◆ Records for this exercise:

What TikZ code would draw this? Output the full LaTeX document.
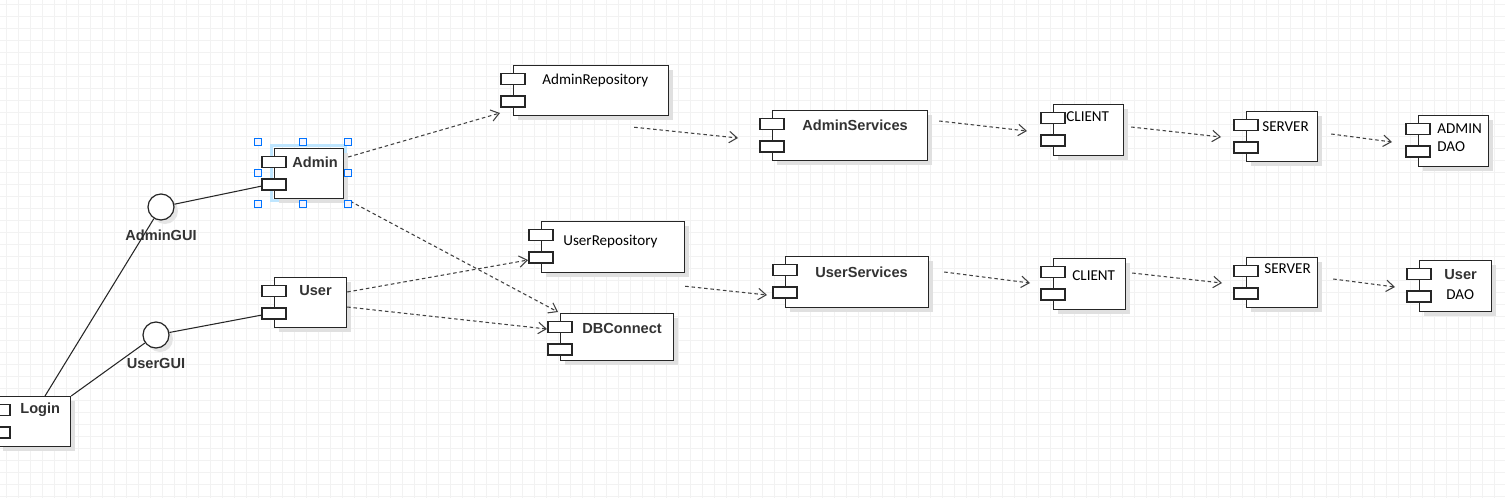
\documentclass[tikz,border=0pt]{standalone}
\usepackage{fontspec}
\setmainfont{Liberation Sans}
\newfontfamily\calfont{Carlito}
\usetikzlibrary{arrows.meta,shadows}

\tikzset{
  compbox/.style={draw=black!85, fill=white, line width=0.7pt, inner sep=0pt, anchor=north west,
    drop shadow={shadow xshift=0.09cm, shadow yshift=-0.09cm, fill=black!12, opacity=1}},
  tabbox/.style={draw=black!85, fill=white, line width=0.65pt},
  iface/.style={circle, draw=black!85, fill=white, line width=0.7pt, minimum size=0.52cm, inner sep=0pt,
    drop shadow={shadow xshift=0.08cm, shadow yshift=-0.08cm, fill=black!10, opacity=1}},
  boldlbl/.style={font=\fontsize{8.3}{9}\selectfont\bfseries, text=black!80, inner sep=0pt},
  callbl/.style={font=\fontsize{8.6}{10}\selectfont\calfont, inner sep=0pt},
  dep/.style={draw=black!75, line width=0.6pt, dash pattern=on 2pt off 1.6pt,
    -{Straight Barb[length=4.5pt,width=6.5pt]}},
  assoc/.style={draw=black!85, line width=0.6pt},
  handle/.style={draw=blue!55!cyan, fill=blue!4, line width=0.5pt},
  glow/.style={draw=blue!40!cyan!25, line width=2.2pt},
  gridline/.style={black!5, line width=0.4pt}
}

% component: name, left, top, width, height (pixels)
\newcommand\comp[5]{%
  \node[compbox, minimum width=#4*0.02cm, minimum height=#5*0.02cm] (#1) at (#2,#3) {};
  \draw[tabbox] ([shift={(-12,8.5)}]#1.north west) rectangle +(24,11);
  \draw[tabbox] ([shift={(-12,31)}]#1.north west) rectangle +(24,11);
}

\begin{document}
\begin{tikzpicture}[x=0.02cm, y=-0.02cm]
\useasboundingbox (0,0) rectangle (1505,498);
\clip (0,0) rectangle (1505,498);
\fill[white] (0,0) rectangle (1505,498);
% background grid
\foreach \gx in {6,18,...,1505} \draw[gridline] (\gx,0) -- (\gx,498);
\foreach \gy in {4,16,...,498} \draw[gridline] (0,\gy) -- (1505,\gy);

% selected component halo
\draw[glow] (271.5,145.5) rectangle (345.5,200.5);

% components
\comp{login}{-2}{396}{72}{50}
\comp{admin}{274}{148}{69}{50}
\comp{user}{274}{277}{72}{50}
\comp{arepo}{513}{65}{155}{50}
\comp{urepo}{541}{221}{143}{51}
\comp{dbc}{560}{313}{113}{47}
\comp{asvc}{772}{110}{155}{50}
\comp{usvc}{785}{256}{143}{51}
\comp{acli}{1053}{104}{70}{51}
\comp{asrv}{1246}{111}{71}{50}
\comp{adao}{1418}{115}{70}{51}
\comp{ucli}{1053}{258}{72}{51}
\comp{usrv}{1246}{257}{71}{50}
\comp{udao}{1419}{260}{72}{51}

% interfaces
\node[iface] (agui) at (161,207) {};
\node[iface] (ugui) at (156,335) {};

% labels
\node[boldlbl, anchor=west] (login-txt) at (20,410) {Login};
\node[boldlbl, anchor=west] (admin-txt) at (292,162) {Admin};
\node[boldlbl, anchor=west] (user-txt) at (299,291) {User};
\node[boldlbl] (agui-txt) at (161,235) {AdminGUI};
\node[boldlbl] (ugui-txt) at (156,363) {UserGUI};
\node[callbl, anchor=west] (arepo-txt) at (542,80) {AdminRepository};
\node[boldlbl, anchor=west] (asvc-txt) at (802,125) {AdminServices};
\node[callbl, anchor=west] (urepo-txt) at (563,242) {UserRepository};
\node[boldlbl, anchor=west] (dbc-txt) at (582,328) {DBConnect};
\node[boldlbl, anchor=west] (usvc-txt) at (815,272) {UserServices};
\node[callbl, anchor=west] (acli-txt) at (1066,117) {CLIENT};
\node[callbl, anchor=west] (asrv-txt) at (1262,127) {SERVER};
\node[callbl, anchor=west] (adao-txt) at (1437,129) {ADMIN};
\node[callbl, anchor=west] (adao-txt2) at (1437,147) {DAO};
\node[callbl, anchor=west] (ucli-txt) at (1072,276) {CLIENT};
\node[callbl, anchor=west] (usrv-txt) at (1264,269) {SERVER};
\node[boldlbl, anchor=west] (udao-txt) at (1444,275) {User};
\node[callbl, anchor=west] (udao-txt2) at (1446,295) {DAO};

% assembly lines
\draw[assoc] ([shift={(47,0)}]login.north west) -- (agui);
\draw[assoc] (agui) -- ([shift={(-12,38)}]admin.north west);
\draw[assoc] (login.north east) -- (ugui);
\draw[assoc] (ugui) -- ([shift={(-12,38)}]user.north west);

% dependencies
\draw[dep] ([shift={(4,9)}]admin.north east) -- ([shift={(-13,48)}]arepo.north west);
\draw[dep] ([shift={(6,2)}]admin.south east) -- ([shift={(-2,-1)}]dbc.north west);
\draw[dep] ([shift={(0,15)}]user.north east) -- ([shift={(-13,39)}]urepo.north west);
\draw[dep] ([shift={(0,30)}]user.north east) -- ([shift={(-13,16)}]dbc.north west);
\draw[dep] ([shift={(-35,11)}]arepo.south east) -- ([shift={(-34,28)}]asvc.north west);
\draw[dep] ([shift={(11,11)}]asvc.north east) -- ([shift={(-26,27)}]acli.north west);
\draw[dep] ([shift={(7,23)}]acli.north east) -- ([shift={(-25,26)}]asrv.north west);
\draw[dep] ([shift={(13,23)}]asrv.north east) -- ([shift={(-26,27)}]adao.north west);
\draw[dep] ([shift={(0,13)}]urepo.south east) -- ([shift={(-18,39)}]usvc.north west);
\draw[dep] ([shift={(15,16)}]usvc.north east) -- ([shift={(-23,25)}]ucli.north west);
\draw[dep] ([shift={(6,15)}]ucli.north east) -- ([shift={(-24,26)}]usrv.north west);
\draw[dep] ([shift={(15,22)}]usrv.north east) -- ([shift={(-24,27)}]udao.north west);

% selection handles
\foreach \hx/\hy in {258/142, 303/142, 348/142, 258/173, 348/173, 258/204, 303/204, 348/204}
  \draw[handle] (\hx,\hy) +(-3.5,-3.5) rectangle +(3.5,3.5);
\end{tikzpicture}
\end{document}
--
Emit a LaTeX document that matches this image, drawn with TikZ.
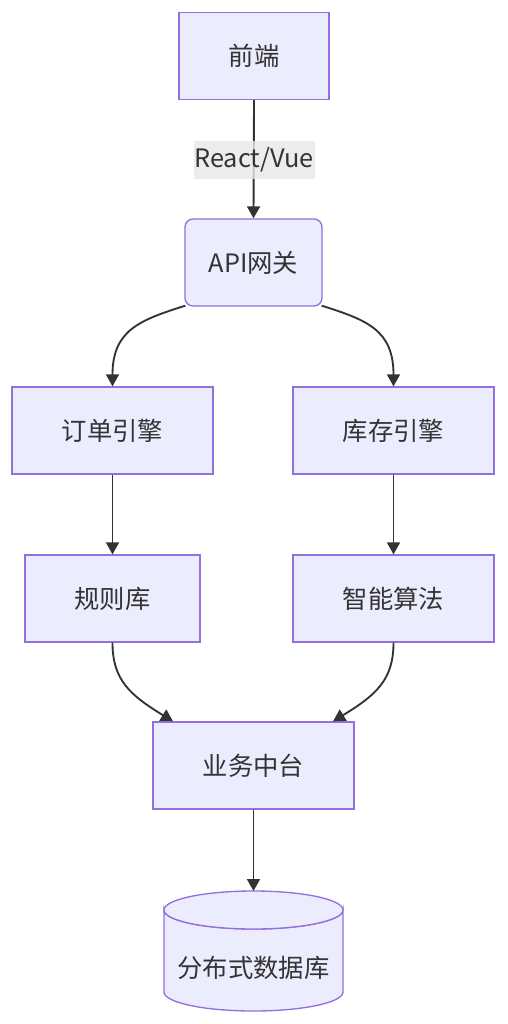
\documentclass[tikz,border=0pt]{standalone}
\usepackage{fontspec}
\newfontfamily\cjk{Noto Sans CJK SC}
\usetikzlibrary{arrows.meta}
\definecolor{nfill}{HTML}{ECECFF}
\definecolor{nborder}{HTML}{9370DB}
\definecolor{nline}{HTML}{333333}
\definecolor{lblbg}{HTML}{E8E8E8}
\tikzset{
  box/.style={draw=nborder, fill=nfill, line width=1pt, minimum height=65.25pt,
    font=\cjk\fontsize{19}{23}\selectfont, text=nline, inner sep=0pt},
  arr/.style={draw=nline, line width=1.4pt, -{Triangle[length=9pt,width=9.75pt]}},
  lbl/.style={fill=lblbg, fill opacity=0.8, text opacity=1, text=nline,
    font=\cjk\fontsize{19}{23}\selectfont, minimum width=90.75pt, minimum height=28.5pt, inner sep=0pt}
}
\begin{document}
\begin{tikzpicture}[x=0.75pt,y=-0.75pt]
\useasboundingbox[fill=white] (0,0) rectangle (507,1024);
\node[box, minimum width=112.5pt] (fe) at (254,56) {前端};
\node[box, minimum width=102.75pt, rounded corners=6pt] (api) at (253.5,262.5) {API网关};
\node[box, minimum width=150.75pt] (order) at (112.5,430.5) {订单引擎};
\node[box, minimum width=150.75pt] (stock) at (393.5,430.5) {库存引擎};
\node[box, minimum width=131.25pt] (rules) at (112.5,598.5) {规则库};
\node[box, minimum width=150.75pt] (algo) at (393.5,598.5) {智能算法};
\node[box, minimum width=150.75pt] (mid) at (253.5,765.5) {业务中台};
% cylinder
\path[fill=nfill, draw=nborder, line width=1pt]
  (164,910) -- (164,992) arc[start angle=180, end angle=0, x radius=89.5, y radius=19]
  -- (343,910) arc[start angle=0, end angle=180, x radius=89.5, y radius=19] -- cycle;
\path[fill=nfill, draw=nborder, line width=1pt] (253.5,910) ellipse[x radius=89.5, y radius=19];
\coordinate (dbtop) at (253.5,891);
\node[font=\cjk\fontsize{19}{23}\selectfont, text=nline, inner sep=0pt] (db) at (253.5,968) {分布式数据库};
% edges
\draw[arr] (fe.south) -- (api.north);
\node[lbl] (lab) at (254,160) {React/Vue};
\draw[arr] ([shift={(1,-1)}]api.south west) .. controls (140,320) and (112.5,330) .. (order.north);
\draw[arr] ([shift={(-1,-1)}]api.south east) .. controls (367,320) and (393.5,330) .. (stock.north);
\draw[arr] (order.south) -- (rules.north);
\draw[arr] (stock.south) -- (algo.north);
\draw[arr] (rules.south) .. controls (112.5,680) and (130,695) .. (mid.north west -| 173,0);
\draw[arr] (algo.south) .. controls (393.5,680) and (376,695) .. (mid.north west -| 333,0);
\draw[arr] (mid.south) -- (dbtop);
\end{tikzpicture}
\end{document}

◆ What this task involves:
Out of the records, collect only those lines that contain the string "LaTeX".

◆ Correct answer:
What TikZ code would draw this? Output the full LaTeX document.
Emit a LaTeX document that matches this image, drawn with TikZ.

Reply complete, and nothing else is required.